Copy out each line of the data holding "page".

** START RECORDS FOR THIS TASK **

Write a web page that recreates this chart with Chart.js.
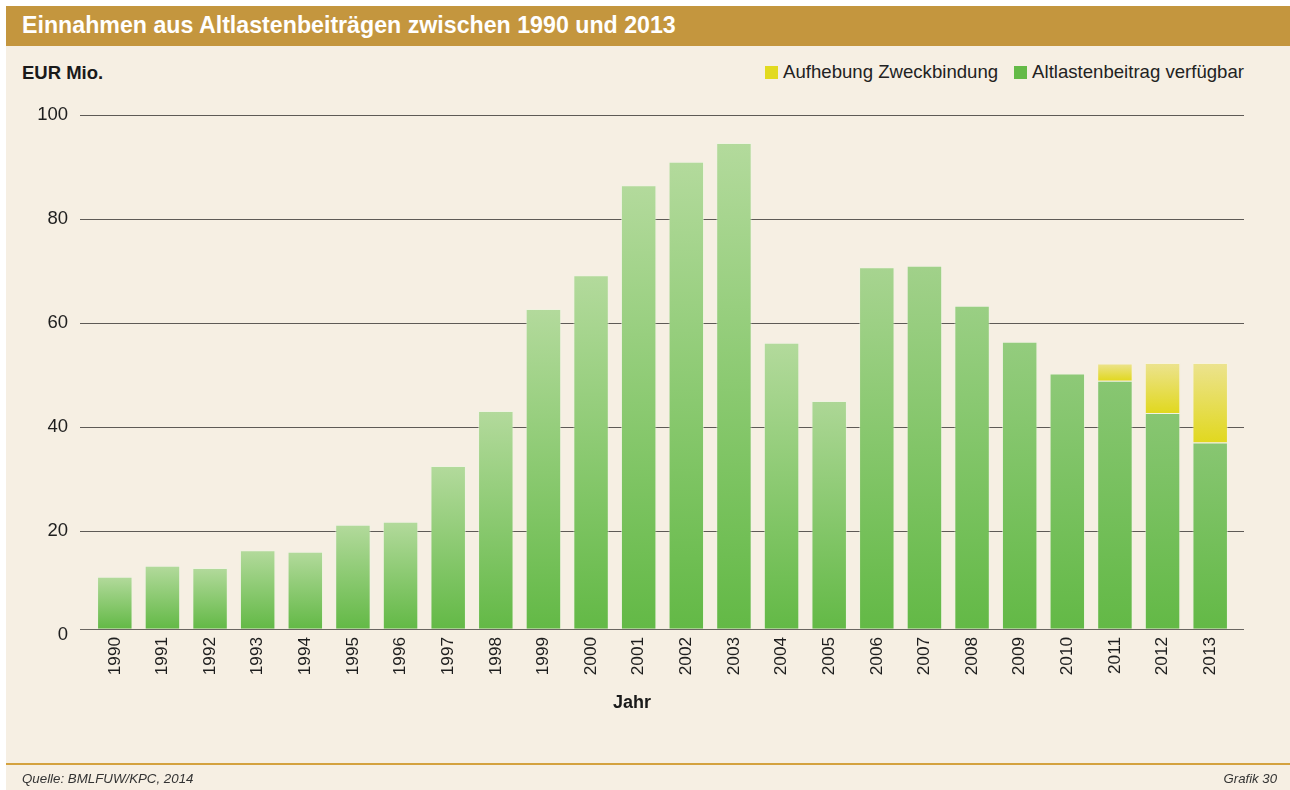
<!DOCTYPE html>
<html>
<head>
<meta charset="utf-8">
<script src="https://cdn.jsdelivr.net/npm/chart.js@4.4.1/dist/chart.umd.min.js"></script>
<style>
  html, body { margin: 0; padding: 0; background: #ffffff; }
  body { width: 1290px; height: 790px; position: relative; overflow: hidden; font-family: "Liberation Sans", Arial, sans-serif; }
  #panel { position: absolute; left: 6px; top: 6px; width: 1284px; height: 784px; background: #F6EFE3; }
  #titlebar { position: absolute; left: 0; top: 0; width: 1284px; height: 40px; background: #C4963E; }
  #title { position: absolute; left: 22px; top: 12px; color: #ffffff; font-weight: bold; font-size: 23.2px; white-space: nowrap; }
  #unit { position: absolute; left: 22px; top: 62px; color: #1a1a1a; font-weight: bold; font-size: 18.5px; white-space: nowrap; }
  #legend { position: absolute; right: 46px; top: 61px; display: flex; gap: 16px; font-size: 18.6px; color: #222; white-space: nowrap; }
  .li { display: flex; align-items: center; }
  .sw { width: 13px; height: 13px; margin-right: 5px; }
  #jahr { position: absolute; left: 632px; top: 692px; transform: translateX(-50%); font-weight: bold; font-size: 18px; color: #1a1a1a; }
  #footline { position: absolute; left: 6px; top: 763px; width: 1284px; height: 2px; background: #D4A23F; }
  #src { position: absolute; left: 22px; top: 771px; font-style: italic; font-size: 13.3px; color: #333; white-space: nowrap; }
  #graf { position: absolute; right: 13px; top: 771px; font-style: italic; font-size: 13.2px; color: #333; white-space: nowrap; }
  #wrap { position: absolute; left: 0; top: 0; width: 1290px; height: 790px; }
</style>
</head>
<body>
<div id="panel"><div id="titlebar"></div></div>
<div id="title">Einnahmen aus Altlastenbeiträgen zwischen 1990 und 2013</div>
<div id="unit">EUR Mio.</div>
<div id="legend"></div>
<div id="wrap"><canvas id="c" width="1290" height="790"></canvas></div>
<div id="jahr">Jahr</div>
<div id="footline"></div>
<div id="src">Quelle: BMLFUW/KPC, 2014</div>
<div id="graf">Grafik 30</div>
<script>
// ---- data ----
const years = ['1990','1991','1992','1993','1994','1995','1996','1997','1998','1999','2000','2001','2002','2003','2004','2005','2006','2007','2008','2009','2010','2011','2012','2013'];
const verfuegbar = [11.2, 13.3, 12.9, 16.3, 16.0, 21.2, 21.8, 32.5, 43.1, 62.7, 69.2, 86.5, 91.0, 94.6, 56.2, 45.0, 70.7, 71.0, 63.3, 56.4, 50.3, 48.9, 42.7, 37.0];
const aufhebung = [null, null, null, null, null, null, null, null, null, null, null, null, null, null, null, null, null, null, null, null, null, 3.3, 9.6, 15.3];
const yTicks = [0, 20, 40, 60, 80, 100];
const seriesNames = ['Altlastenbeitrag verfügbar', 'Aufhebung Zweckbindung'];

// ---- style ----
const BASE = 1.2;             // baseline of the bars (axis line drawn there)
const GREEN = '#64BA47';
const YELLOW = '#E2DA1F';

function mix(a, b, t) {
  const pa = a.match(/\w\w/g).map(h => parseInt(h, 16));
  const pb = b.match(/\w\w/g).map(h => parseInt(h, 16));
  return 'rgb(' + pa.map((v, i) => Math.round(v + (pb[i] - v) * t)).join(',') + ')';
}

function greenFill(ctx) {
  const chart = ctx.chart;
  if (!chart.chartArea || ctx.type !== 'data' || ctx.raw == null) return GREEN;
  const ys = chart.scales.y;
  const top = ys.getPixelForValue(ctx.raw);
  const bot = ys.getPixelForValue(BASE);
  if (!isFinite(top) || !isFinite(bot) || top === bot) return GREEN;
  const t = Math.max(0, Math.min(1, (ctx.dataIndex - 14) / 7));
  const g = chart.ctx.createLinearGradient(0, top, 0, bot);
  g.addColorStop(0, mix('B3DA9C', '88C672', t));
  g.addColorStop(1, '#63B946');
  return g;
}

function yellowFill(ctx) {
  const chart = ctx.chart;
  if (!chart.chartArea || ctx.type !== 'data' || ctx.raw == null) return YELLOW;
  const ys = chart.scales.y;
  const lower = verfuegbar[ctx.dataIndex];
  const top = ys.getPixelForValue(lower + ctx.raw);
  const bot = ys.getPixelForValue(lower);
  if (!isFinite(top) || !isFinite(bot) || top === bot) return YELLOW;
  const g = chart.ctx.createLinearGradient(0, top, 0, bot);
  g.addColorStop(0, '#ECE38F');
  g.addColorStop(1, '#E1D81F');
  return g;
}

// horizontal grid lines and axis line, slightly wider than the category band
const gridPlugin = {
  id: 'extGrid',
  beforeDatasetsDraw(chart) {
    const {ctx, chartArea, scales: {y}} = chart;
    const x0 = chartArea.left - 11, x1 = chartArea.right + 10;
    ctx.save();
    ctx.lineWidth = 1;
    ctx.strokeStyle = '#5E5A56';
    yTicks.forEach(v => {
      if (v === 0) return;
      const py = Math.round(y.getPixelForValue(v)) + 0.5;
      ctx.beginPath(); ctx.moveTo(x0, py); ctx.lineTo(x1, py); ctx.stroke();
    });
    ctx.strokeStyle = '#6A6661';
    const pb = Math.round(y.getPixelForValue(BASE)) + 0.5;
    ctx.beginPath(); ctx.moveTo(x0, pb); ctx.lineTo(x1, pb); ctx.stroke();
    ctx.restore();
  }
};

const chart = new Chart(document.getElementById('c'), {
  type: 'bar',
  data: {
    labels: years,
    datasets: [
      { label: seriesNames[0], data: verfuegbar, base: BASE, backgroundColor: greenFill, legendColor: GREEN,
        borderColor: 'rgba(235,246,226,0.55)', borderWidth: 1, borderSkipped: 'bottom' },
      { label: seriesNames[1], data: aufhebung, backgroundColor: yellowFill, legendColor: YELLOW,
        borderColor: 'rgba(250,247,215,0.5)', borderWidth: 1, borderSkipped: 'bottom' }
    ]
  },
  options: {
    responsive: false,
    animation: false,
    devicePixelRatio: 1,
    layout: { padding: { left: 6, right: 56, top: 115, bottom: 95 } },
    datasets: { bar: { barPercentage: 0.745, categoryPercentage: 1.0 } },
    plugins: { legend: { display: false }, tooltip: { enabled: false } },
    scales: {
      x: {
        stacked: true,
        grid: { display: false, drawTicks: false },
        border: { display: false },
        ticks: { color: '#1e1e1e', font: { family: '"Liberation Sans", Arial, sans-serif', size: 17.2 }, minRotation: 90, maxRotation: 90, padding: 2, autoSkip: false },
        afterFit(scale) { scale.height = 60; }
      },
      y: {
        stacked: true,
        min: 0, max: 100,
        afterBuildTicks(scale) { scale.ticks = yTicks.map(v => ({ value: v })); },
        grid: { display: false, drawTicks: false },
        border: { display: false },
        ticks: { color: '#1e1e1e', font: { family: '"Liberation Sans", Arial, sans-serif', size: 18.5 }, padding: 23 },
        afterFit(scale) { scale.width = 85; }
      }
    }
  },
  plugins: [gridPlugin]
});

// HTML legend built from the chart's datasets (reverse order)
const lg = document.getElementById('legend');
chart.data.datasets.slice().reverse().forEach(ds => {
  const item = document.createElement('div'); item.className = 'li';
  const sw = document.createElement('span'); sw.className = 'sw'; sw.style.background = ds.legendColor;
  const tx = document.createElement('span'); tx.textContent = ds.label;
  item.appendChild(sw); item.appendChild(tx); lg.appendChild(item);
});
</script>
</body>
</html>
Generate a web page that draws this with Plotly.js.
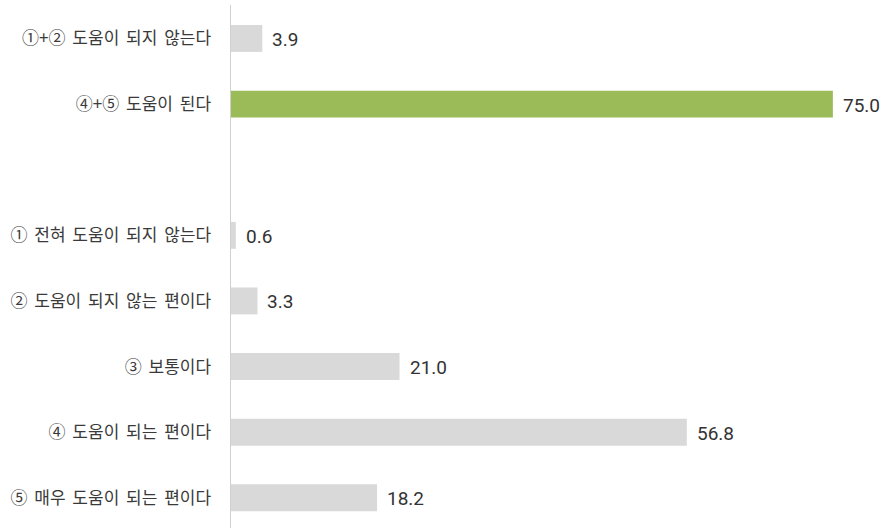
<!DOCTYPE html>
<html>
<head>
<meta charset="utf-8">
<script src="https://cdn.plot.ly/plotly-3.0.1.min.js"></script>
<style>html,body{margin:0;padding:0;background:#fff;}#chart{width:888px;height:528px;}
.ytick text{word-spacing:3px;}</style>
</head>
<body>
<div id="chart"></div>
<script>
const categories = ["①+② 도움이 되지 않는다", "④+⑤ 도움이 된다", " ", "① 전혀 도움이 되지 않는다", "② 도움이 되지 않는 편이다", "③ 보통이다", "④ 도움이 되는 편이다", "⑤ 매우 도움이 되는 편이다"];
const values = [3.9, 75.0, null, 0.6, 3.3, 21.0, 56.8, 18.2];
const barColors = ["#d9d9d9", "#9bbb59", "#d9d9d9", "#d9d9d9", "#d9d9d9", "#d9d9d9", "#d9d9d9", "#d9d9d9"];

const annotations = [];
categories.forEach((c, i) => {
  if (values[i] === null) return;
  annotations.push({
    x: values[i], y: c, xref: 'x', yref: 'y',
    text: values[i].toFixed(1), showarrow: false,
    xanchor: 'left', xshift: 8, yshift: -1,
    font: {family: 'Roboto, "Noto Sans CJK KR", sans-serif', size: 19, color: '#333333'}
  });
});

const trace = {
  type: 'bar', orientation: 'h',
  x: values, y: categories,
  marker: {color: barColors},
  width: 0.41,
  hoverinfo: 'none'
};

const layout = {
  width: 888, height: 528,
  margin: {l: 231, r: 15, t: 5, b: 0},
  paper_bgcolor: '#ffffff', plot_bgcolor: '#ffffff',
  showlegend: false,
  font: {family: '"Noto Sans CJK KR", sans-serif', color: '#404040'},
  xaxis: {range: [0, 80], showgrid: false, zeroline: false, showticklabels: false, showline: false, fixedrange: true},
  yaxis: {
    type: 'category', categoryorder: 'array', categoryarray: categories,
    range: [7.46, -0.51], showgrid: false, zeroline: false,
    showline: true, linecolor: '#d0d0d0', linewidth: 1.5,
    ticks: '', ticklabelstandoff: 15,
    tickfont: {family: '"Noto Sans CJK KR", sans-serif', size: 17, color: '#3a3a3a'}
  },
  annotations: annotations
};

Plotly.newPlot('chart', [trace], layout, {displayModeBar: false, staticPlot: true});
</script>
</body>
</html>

** END RECORDS FOR THIS TASK **

= RESULT FOR THIS TASK =
Write a web page that recreates this chart with Chart.js.
Generate a web page that draws this with Plotly.js.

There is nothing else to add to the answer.